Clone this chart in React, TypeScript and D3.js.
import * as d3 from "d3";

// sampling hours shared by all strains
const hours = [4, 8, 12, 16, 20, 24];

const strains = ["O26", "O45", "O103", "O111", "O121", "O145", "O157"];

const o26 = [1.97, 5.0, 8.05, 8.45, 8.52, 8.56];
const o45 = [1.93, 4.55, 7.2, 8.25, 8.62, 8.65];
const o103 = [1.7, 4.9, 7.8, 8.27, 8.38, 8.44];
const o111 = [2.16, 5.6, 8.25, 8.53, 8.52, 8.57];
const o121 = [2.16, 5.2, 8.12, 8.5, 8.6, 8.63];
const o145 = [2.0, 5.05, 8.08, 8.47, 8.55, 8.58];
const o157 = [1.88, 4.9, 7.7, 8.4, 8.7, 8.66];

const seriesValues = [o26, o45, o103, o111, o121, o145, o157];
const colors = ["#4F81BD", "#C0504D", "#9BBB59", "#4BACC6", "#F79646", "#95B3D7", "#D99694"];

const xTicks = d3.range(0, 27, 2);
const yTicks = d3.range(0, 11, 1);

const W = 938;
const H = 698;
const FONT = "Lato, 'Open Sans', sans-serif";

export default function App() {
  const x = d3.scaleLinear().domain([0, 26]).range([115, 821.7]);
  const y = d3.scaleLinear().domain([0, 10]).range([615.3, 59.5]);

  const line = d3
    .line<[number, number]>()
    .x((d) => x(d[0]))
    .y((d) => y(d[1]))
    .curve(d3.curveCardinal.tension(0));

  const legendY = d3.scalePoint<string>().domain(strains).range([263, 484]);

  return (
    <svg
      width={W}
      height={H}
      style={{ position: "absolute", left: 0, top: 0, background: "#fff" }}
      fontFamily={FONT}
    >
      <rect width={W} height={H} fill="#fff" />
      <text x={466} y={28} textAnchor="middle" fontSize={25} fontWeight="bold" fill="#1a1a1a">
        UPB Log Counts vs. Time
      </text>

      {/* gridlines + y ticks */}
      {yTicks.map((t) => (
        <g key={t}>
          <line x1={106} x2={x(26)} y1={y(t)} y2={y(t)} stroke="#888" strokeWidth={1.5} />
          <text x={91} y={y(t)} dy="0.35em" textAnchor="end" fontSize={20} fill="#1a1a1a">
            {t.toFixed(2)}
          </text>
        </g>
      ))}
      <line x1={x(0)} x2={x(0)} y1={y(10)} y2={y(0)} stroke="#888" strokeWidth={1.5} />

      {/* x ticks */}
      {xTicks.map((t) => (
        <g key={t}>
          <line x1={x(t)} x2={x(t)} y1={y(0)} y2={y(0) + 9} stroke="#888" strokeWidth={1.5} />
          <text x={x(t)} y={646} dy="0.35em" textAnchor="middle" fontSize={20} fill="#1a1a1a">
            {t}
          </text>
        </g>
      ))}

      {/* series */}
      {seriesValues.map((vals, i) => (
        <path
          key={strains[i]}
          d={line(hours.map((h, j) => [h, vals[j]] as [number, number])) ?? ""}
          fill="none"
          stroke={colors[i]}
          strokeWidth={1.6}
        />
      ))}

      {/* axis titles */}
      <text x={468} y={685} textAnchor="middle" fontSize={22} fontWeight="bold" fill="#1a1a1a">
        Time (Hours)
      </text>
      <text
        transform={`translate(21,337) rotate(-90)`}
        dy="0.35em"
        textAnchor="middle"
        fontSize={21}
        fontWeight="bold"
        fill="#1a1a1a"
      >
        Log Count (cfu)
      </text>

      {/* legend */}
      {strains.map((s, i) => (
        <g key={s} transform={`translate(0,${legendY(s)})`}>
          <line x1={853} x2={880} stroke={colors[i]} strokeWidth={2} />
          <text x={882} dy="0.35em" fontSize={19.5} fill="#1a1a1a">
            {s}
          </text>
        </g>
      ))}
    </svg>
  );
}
####################
_TASK TO CARRY OUT_:
Produce the lines from the top of the listing through the "const o157 = [1.88, 4.9, 7.7, 8.4, 8.7, 8.66];" line exactly as they appear, with no additional output.

_PROBLEM SOLUTION_:
Clone this chart in React, TypeScript and D3.js.
import * as d3 from "d3";

// sampling hours shared by all strains
const hours = [4, 8, 12, 16, 20, 24];

const strains = ["O26", "O45", "O103", "O111", "O121", "O145", "O157"];

const o26 = [1.97, 5.0, 8.05, 8.45, 8.52, 8.56];
const o45 = [1.93, 4.55, 7.2, 8.25, 8.62, 8.65];
const o103 = [1.7, 4.9, 7.8, 8.27, 8.38, 8.44];
const o111 = [2.16, 5.6, 8.25, 8.53, 8.52, 8.57];
const o121 = [2.16, 5.2, 8.12, 8.5, 8.6, 8.63];
const o145 = [2.0, 5.05, 8.08, 8.47, 8.55, 8.58];
const o157 = [1.88, 4.9, 7.7, 8.4, 8.7, 8.66];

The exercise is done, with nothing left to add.